Greek Ministers did not comment on what was discussed during the cabinet meeting and no specifics of the proposal were made public. However, certain cabinet members said that the government’s aim is to close the gap between Athens and creditors in order to secure a deal. Thereby, they said, issues such as the abolition of reduced value added tax that applies to islands of the Aegean, putting a stop to early retirement starting in 2015 and cuts on high pensions are no longer “taboo” issues. In exchange for these concessions, Tsipras wants a clear and concrete commitment from creditors for Greece’s debt restructuring.
However, the abolition of reduced VAT in islands is a subject that created turmoil in the coalition government with junior partner ANEL leader and Defense Minister Panos Kammenos saying that he and his party lawmakers will vote against such measure. Speaking to Greek television on Monday morning, Kammenos said that the issue of reduced VAT in islands is “non-negotiable” for ANEL and any effort to implement full VAT in islands is “casus belli.” “If they want to get rid of ANEL from the coalition government, they can bring that measure to parliament and we will vote against it,” he said.

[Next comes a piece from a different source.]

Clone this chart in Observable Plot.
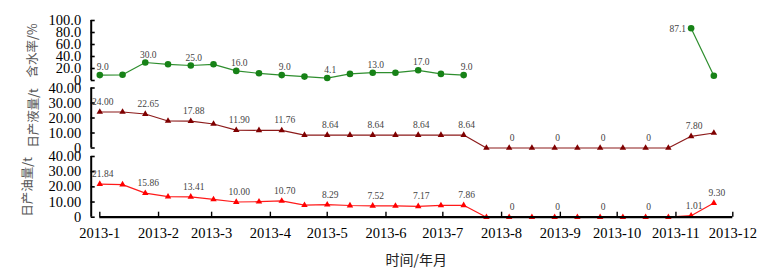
<!DOCTYPE html>
<html>
<head>
<meta charset="utf-8">
<script src="https://cdn.jsdelivr.net/npm/d3@7"></script>
<script src="https://cdn.jsdelivr.net/npm/@observablehq/plot@0.6"></script>
<style>
  body { margin: 0; background: #fff; }
  #chart { position: relative; width: 773px; height: 270px; overflow: hidden; }
  #chart svg { position: absolute; left: 0; top: 0; }
</style>
</head>
<body>
<div id="chart"></div>
<script>
// ---- data ----
const monthLabels = ["2013-1","2013-2","2013-3","2013-4","2013-5","2013-6","2013-7","2013-8","2013-9","2013-10","2013-11","2013-12"];
const pointDates = ["2013-01-01","2013-01-13","2013-01-25","2013-02-06","2013-02-18","2013-03-02","2013-03-14","2013-03-26",
  "2013-04-07","2013-04-19","2013-05-01","2013-05-13","2013-05-25","2013-06-06","2013-06-18","2013-06-30","2013-07-12",
  "2013-07-24","2013-08-05","2013-08-17","2013-08-29","2013-09-10","2013-09-22","2013-10-04","2013-10-16","2013-10-28",
  "2013-11-09","2013-11-21"];
// 含水率 / %
const waterCut = [9.0, 9.5, 30.0, 27, 25.0, 27, 16.0, 12, 9.0, 6.5, 4.1, 11, 13.0, 13, 17.0, 11, 9.0,
  null, null, null, null, null, null, null, null, null, 87.1, 8];
// 日产液量 / t
const liquid = [24.00, 24, 22.65, 18, 17.88, 16, 11.90, 11.8, 11.76, 8.64, 8.64, 8.64, 8.64, 8.64, 8.64, 8.64, 8.64,
  0, 0, 0, 0, 0, 0, 0, 0, 0, 7.80, 10];
// 日产油量 / t
const oil = [21.84, 21.5, 15.86, 13.5, 13.41, 11.7, 10.00, 10.2, 10.70, 7.9, 8.29, 7.7, 7.52, 7.4, 7.17, 7.8, 7.86,
  0, 0, 0, 0, 0, 0, 0, 0, 0, 1.01, 9.30];
// indices of labelled points
const waterCutLabelIdx = [0, 2, 4, 6, 8, 10, 12, 14, 16];
const waterCutLeftLabelIdx = [26];
const liquidLabelIdx = [0, 2, 4, 6, 8, 10, 12, 14, 16, 18, 20, 22, 24, 26];
const oilLabelIdx = [0, 2, 4, 6, 8, 10, 12, 14, 16, 18, 20, 22, 24, 26, 27];
const waterTicks = [0, 20, 40, 60, 80, 100];
const liquidTicks = [0, 10, 20, 30, 40];
const oilTicks = [0, 10, 20, 30, 40];

// ---- build ----
const parseMonth = d3.utcParse("%Y-%m");
const months = monthLabels.map(parseMonth);
const dates = pointDates.map(d3.utcParse("%Y-%m-%d"));
const rows = vals => vals.map((v, i) => ({date: dates[i], v, i}));
const pick = (vals, idx) => idx.map(i => ({date: dates[i], v: vals[i]}));

const W = 773, H = 270;
const serif = "'Liberation Serif', 'DejaVu Serif', serif";
const cjk = "'Noto Sans CJK SC', sans-serif";
const AXDX = -8.6;

function panel({vals, labelIdx, leftIdx = [], color, symbol, r, yDomain, yTicks, dec, mt, mb, title, titleDx, lblDy, xAxis}) {
  const fmt = v => v === 0 ? "0" : v.toFixed(dec);
  const data = rows(vals);
  const marks = [
    Plot.ruleX([months[0]], {dx: AXDX, stroke: "#000", strokeWidth: 2}),
    Plot.axisY({ticks: yTicks, tickFormat: fmt, tickSize: -4, tickPadding: 14, dx: AXDX,
      strokeWidth: 1.6, fontSize: 14.5, fontFamily: serif, fill: "#000", label: null}),
    Plot.line(data, {x: "date", y: "v", stroke: color, strokeWidth: 1.2, strokeOpacity: 0.9}),
    Plot.dot(data, {x: "date", y: "v", fill: color, stroke: "none", r, symbol}),
    Plot.text(pick(vals, labelIdx), {x: "date", y: "v", text: d => fmt(d.v), dy: lblDy, dx: 3,
      fontSize: 9.5, fontFamily: serif, fill: "#444"}),
    Plot.text(pick(vals, leftIdx), {x: "date", y: "v", text: d => fmt(d.v), dx: -5, dy: 1, textAnchor: "end",
      fontSize: 9.5, fontFamily: serif, fill: "#444"}),
    Plot.text([title], {frameAnchor: "left", dx: titleDx, rotate: -90, textAnchor: "middle", lineAnchor: "middle",
      fontSize: 12.5, fontFamily: cjk, fill: "#555"})
  ];
  if (xAxis) {
    marks.push(
      Plot.ruleY([0], {stroke: "#000", strokeWidth: 2.2}),
      Plot.axisX({ticks: months, tickFormat: d3.utcFormat("%Y-%-m"), tickSize: -5, tickPadding: 16,
        strokeWidth: 1.4, fontSize: 14.5, fontFamily: serif, fill: "#000", label: null}),
      Plot.text(["时间/年月"], {frameAnchor: "bottom", dy: 43, lineAnchor: "middle", fontSize: 14, fontFamily: cjk, fill: "#222"})
    );
  }
  return Plot.plot({
    width: W, height: H,
    marginLeft: 99.3, marginRight: 40.7, marginTop: mt, marginBottom: mb,
    style: {background: "transparent", overflow: "visible"},
    x: {type: "utc", domain: [months[0], months[months.length - 1]], axis: null},
    y: {domain: yDomain, axis: null},
    marks
  });
}

const chart = document.getElementById("chart");
chart.append(panel({vals: waterCut, labelIdx: waterCutLabelIdx, leftIdx: waterCutLeftLabelIdx, color: "#178217",
  symbol: "circle", r: 3.3, yDomain: [0, 100], yTicks: waterTicks, dec: 1, mt: 20, mb: H - 80,
  title: "含水率/%", titleDx: -67.3, lblDy: -8}));
chart.append(panel({vals: liquid, labelIdx: liquidLabelIdx, color: "#7f0000",
  symbol: "triangle", r: 2.4, yDomain: [0, 40], yTicks: liquidTicks, dec: 2, mt: 87.5, mb: H - 147.5,
  title: "日产液量/t", titleDx: -66.3, lblDy: -10}));
chart.append(panel({vals: oil, labelIdx: oilLabelIdx, color: "#ff0000",
  symbol: "triangle", r: 2.4, yDomain: [0, 40], yTicks: oilTicks, dec: 2, mt: 156, mb: H - 216.7,
  title: "日产油量/t", titleDx: -72, lblDy: -10, xAxis: true}));
</script>
</body>
</html>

Cabinet members said there is still a possibility of a rift with Greece’s European partners, without excluding the possibility of a bailout program extension for a few months, if an agreement is not achieved.
The Greek Prime Minister left for Brussels after the cabinet meeting. He is scheduled to meet with European Council President Donald Tusk and then hold meetings with European Commission President Juncker, ECB President Mario Draghi, IMF Managing Director Christine Lagarde and Eurogroup President Jeroen Dijsselbloem. After this meeting there is an emergency Eurogroup session.
In the evening, Tsipras will participate in the crucial emergency Euro Summit to discuss the Greek debt issue.